Arrested Development is pretty much the crown jewel of our media-consuming generation; nothing since maybe the fall 2007 period of the first Obama election campaign so surely united this peer group—white, urbane, educated, upper-middle-class youth—like the announcement that the frenetic ensemble comedy was coming back for another season. It was also of course exhaustively marketed to all of the above across every imaginable platform—5 percent of Netflix’s bandwith, which is already a third of the entire internet’s, was going to get sucked down by Arrested Development watchers.

So Sunday morning bristled with the palpable, status-updated excitement of an entire demographic; all our high school and college buddies, ex-and-current workmates, and all of their friends, and all of their friends—we know this now because Facebook. Because Twitter. “arrested development!!!! :)” 55 likes. “#TearsofJoy.” 25 RTs. (If you’re of a certain socio-economic background, and you didn’t like Arrested Development in 2003-06, then you’ve certainly been brow-beaten into liking by now. Nobody wants to be the guy at the party not laughing at that blue myself reference.)

But halfway through the day, I noticed something weird. All of the people who’d filled their feeds with Bluth references for the last seven years were strangely quiet. I’d gotten a late start—my friends on the west coast had certainly watched at least a few of the episodes, and my fellow east coasters had hours to dig in. There was no social networked elation here—it was more like awkward silence. Douche chills, as Tobias would say.

That’s probably because the new season of Arrested Development is not all that good. It’s just not. It’s still reasonably funny, and more interesting than most things on TV, but the frantic, diabolically plotted comedy of the ’00s is MIA. Instead of ensemble madness we get plodding single character-led episodes, some of which—especially the Lindsay episodes—are downright tedious. And no one ever expected to associate Arrested Development with tedium—over-stimulation, maybe, schizophrenia, sure—but not boredom. I was actually bored watching some of these episodes.

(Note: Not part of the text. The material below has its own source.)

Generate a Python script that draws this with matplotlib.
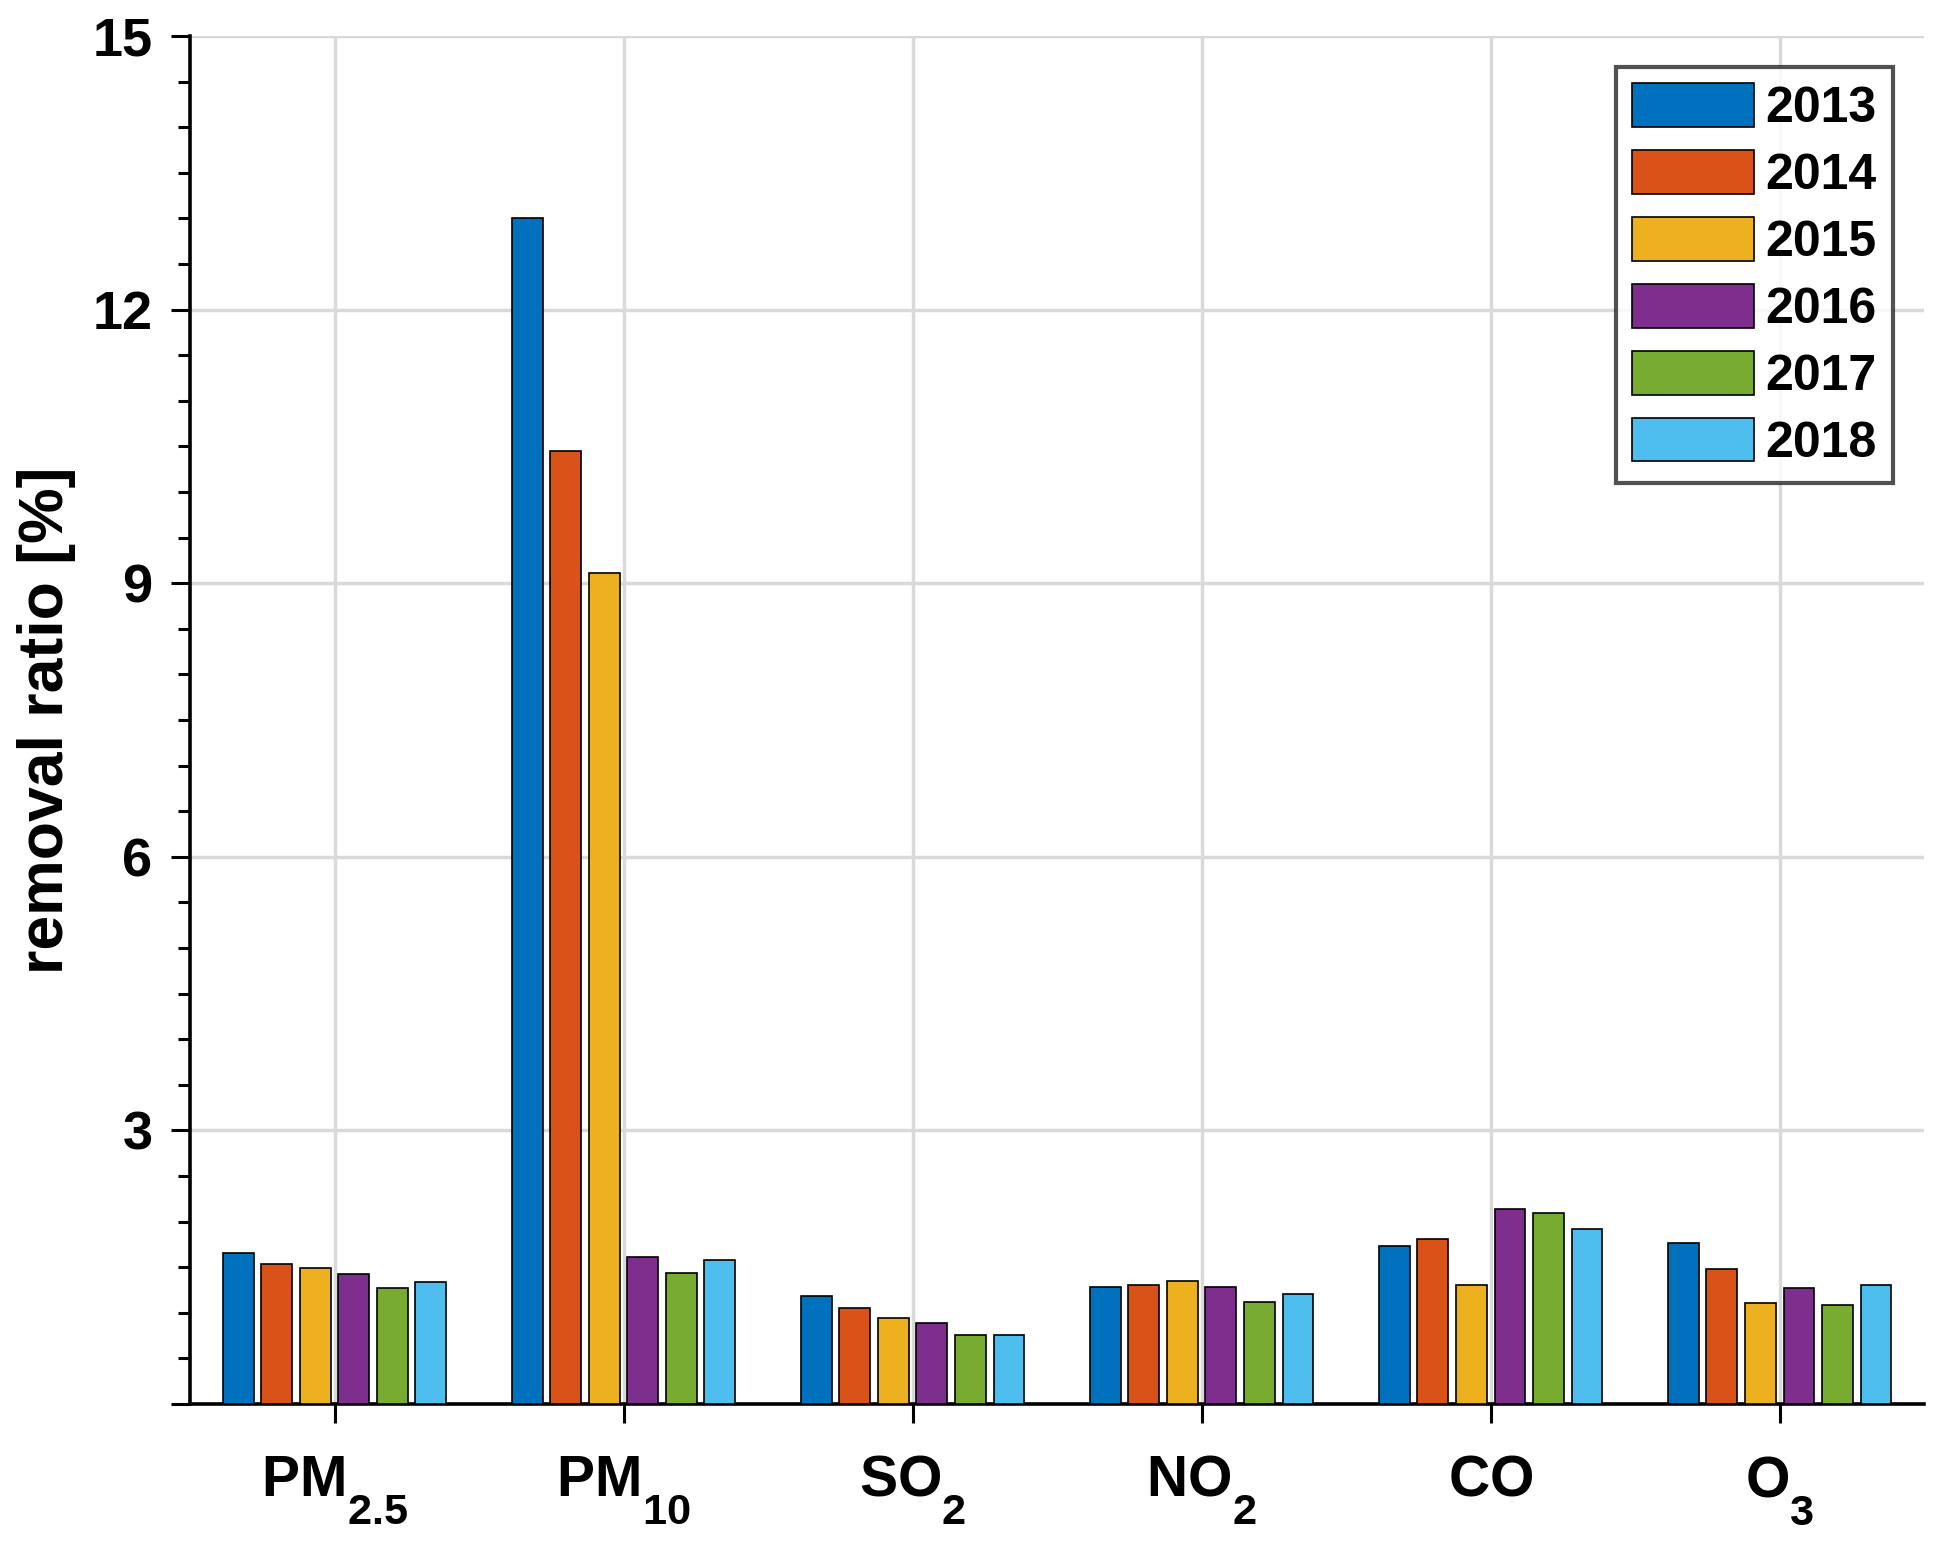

And nobody really knew how to deal with it. Sure, some spurned fans bashed it, and diehards offered over-generous defenses, but there was no tidal wave of commentary and immediate dissection to match the massive pre-release media swell. There was no show-ruining online criticism heedlessly flying in, as has happened in the past, nearly destroying other cultural products. But I still think the Internet ruined Arrested Development. The culprits were not, this time, the tweeting critical masses who populate the Internet, but the expectations inherent in the Internet’s architecture itself.